Sponsored by Sen. Alison Clarkson (D-Windsor), and co-sponsored by Democratic Sens. Martine Gulick (Chittenden), Ruth Hardy (Addison), Richard McCormack (Windsor), Anne Watson (Washington), and Rebecca White (Windsor) the bill has been referred to the Senate Government Operations Committee, which oversees bills dealing with municipalities. 

The bill fits with other legislation introduced this session giving municipalities more power to restrict firearms – a strategy announced by gun-control minded lawmakers before the session started. Gun rights advocates say it’s a frontal attack on the Sportsmen’s Bill of Rights law forbidding municipal meddling in firearms restrictions.

S57 also flies in the face of a Vermont Supreme Court decision that protects firearms use at local gun clubs, Bob Otty, a Williston gun club president, said in an open letter sent to S57’s sponsors.

In a 2017 decision, the court agreed with the North Country Sportsmen’s Club in Williston that the town “under state law as well as its own ordinance the Town lacks authority to enforce its noise ordinance against the Club for engaging in sport shooting that is consistent with its historical usage.”

Otty also said that municipal action to “reduce, or limit discharge” would, as a practical matter, result in the closing of shooting clubs.

“Shooting ranges will close if S.57 becomes law,” Otty said. 

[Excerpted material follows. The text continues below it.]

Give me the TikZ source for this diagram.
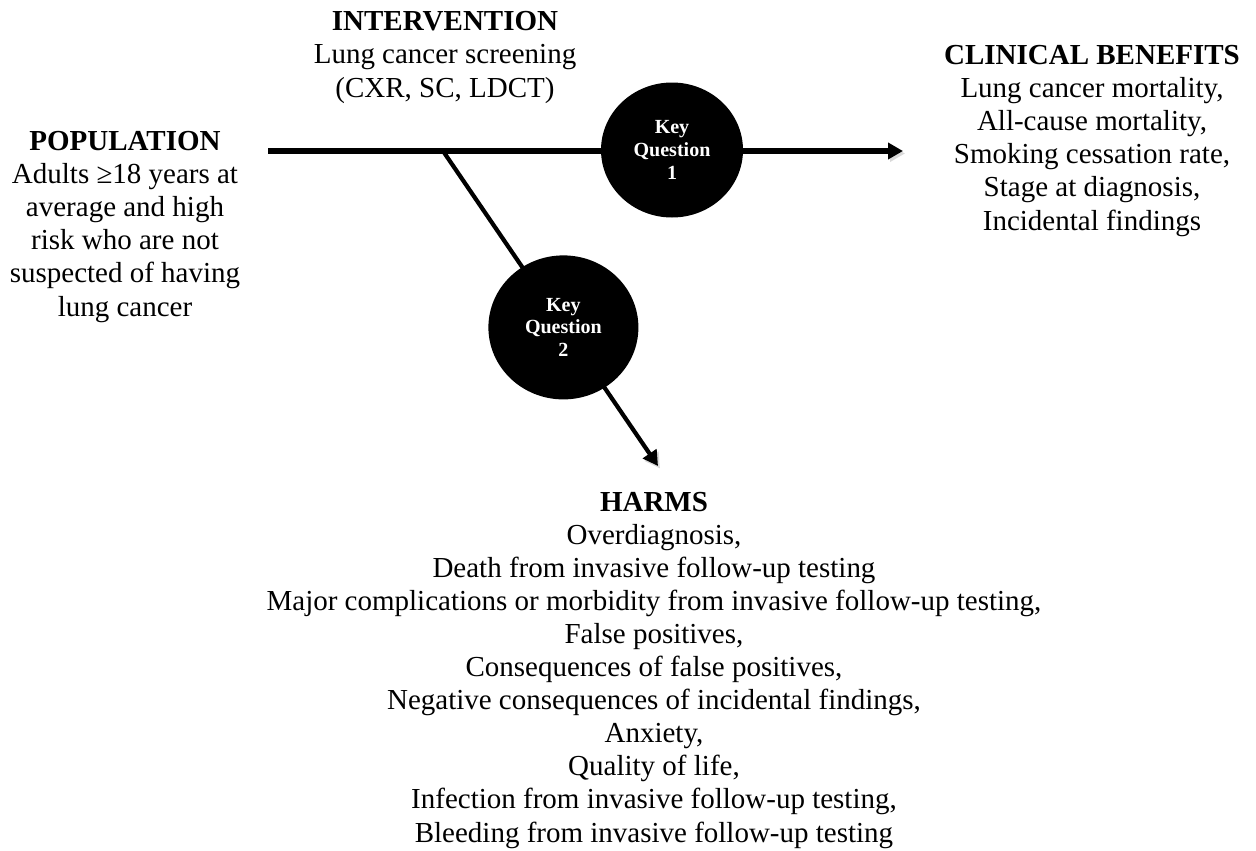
\documentclass[tikz,border=0pt]{standalone}
\usepackage{fontspec}
\setmainfont{Liberation Serif}
\usepackage{tikz}
\usetikzlibrary{arrows.meta,shapes.geometric,positioning,calc}

\begin{document}
\begin{tikzpicture}[
  block/.style={align=center,inner sep=0pt,anchor=base,
                font=\fontsize{16.5}{18.8}\selectfont},
  kq/.style={ellipse,fill=black,text=white,inner sep=0pt,align=center,
             font=\fontsize{11.4}{12.9}\selectfont\bfseries},
  arr/.style={-{Triangle[length=0.3cm,width=0.32cm]},line width=3pt,
              preaction={draw=black!15,transform canvas={shift={(0.04,-0.05)}}}}
]
\useasboundingbox (0,0) rectangle (25.12,-17);

% Text blocks (anchor = last baseline)
\node[block] (pop) at (2.5,-6.32)
  {\textbf{POPULATION}\\Adults ≥18 years at\\average and high\\risk who are not\\suspected of having\\lung cancer};
\node[block] (int) at (8.9,-1.94)
  {\textbf{INTERVENTION}\\Lung cancer screening\\(CXR, SC, LDCT)};
\node[block] (ben) at (21.84,-4.6)
  {\textbf{CLINICAL BENEFITS}\\Lung cancer mortality,\\All-cause mortality,\\Smoking cessation rate,\\Stage at diagnosis,\\Incidental findings};
\node[block] (harm) at (13.08,-16.84)
  {\textbf{HARMS}\\Overdiagnosis,\\Death from invasive follow-up testing\\Major complications or morbidity from invasive follow-up testing,\\False positives,\\Consequences of false positives,\\Negative consequences of incidental findings,\\Anxiety,\\Quality of life,\\Infection from invasive follow-up testing,\\Bleeding from invasive follow-up testing};

% Arrows
\coordinate (start) at (5.36,-3.02);
\coordinate (fork)  at (8.86,-3.02);
\coordinate (tip1)  at (18.06,-3.02);
\coordinate (tip2)  at (13.16,-9.32);
\draw[arr] (start) -- (tip1);
\draw[arr,line width=2.4pt] (fork) -- (tip2);

% Key questions
\node[kq,minimum width=2.84cm,minimum height=2.7cm] (kq1) at (13.44,-3.0) {Key\\Question\\1};
\node[kq,minimum width=3cm,minimum height=2.88cm] (kq2) at ($(fork)!0.56!(tip2)$) {Key\\Question\\2};
\end{tikzpicture}
\end{document}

“The revenue a shooting range generates is often closely related to the amount of activity (“discharge” in the language of the bill) at the range,” Ottey wrote to the sponsors. “Even for shooting ranges that rely primarily on membership revenue, it seems obvious that if a municipality were to reduce discharge at a range (e.g. fewer operating days) that membership and associated revenue would plummet.  Once this is understood, it is easy to envision how a municipality may achieve closure of a shooting range within its borders by relatively quickly choking the range’s revenue streams.”